→ GOAL OF THE EXERCISE
Can you print the data exactly and leave out each image?

→ GIVEN INFORMATION
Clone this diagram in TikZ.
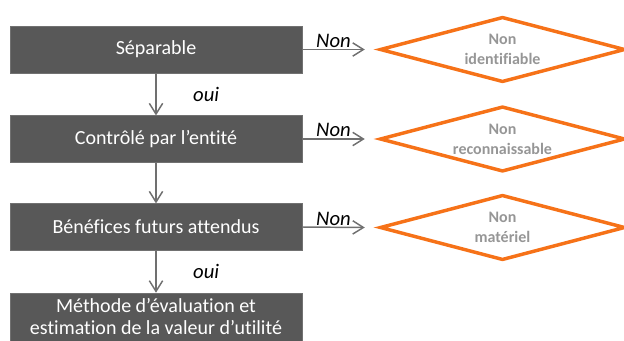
\documentclass[tikz,border=0pt]{standalone}
\usepackage{fontspec}
\setmainfont{Carlito}[Ligatures=NoCommon]
\usetikzlibrary{shapes.geometric,arrows.meta}
\definecolor{boxgray}{RGB}{88,88,88}
\definecolor{linegray}{RGB}{112,112,112}
\definecolor{textgray}{RGB}{150,150,150}
\definecolor{orangeline}{RGB}{246,114,24}
\begin{document}
\begin{tikzpicture}[x=0.75pt, y=-0.75pt]
        % Define styles for shapes
        \tikzset{
            critere/.style={fill=boxgray, draw=boxgray!85!white, text=white, minimum width=219pt, minimum height=35pt, align=center, font=\fontsize{15}{16.5}\selectfont},
            refus/.style={draw=orangeline, line width=2.6pt, diamond, aspect=3.8, minimum width=184pt, minimum height=49pt, inner sep=-2pt, text=textgray, align=center, font=\fontsize{12}{15}\selectfont\bfseries},
            fleche/.style={draw=linegray, line width=1.1pt, -{Straight Barb[length=8pt, width=10pt, line width=1.1pt]}},
            reponse/.style={font=\fontsize{15.5}{17}\selectfont\itshape, text=black}
        }
        \useasboundingbox (0,0) rectangle (624,340);
        \clip (0,0) rectangle (624,340);
        % Criteria boxes on the left
        \node[critere] (sep) at (156, 49.5) {Séparable};
        \node[critere] (ctrl) at (156, 139) {Contrôlé par l’entité};
        \node[critere] (benef) at (156, 227) {Bénéfices futurs attendus};
        \node[critere, minimum height=36pt] (methode) at (156, 317) {Méthode d’évaluation et\\estimation de la valeur d’utilité};
        % Rejection diamonds on the right
        \node[refus] (nonid) at (502.5, 49.5) {Non\\identifiable};
        \node[refus] (nonrec) at (502.5, 139) {Non\\reconnaissable};
        \node[refus] (nonmat) at (502.5, 227.5) {Non\\matériel};
        % Draw arrows
        \draw[fleche] (sep) -- (ctrl) node[reponse, midway, right=24pt] {oui};
        \draw[fleche] (ctrl) -- (benef);
        \draw[fleche] (benef) -- (methode) node[reponse, midway, right=24pt] {oui};
        \draw[fleche] (sep.east) -- ([xshift=-10pt]nonid.west) node[reponse, midway, above, inner sep=1pt] {Non};
        \draw[fleche] (ctrl.east) -- ([xshift=-10pt]nonrec.west) node[reponse, midway, above, inner sep=1pt] {Non};
        \draw[fleche] (benef.east) -- ([xshift=-10pt]nonmat.west) node[reponse, midway, above, inner sep=1pt] {Non};
    \end{tikzpicture}
\end{document}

→ IN RESPONSE
Clone this diagram in TikZ.
\documentclass[tikz,border=0pt]{standalone}
\usepackage{fontspec}
\setmainfont{Carlito}[Ligatures=NoCommon]
\usetikzlibrary{shapes.geometric,arrows.meta}
\definecolor{boxgray}{RGB}{88,88,88}
\definecolor{linegray}{RGB}{112,112,112}
\definecolor{textgray}{RGB}{150,150,150}
\definecolor{orangeline}{RGB}{246,114,24}
\begin{document}
\begin{tikzpicture}[x=0.75pt, y=-0.75pt]
        % Define styles for shapes
        \tikzset{
            critere/.style={fill=boxgray, draw=boxgray!85!white, text=white, minimum width=219pt, minimum height=35pt, align=center, font=\fontsize{15}{16.5}\selectfont},
            refus/.style={draw=orangeline, line width=2.6pt, diamond, aspect=3.8, minimum width=184pt, minimum height=49pt, inner sep=-2pt, text=textgray, align=center, font=\fontsize{12}{15}\selectfont\bfseries},
            fleche/.style={draw=linegray, line width=1.1pt, -{Straight Barb[length=8pt, width=10pt, line width=1.1pt]}},
            reponse/.style={font=\fontsize{15.5}{17}\selectfont\itshape, text=black}
        }
        \useasboundingbox (0,0) rectangle (624,340);
        \clip (0,0) rectangle (624,340);
        % Criteria boxes on the left
        \node[critere] (sep) at (156, 49.5) {Séparable};
        \node[critere] (ctrl) at (156, 139) {Contrôlé par l’entité};
        \node[critere] (benef) at (156, 227) {Bénéfices futurs attendus};
        \node[critere, minimum height=36pt] (methode) at (156, 317) {Méthode d’évaluation et\\estimation de la valeur d’utilité};
        % Rejection diamonds on the right
        \node[refus] (nonid) at (502.5, 49.5) {Non\\identifiable};
        \node[refus] (nonrec) at (502.5, 139) {Non\\reconnaissable};
        \node[refus] (nonmat) at (502.5, 227.5) {Non\\matériel};
        % Draw arrows
        \draw[fleche] (sep) -- (ctrl) node[reponse, midway, right=24pt] {oui};
        \draw[fleche] (ctrl) -- (benef);
        \draw[fleche] (benef) -- (methode) node[reponse, midway, right=24pt] {oui};
        \draw[fleche] (sep.east) -- ([xshift=-10pt]nonid.west) node[reponse, midway, above, inner sep=1pt] {Non};
        \draw[fleche] (ctrl.east) -- ([xshift=-10pt]nonrec.west) node[reponse, midway, above, inner sep=1pt] {Non};
        \draw[fleche] (benef.east) -- ([xshift=-10pt]nonmat.west) node[reponse, midway, above, inner sep=1pt] {Non};
    \end{tikzpicture}
\end{document}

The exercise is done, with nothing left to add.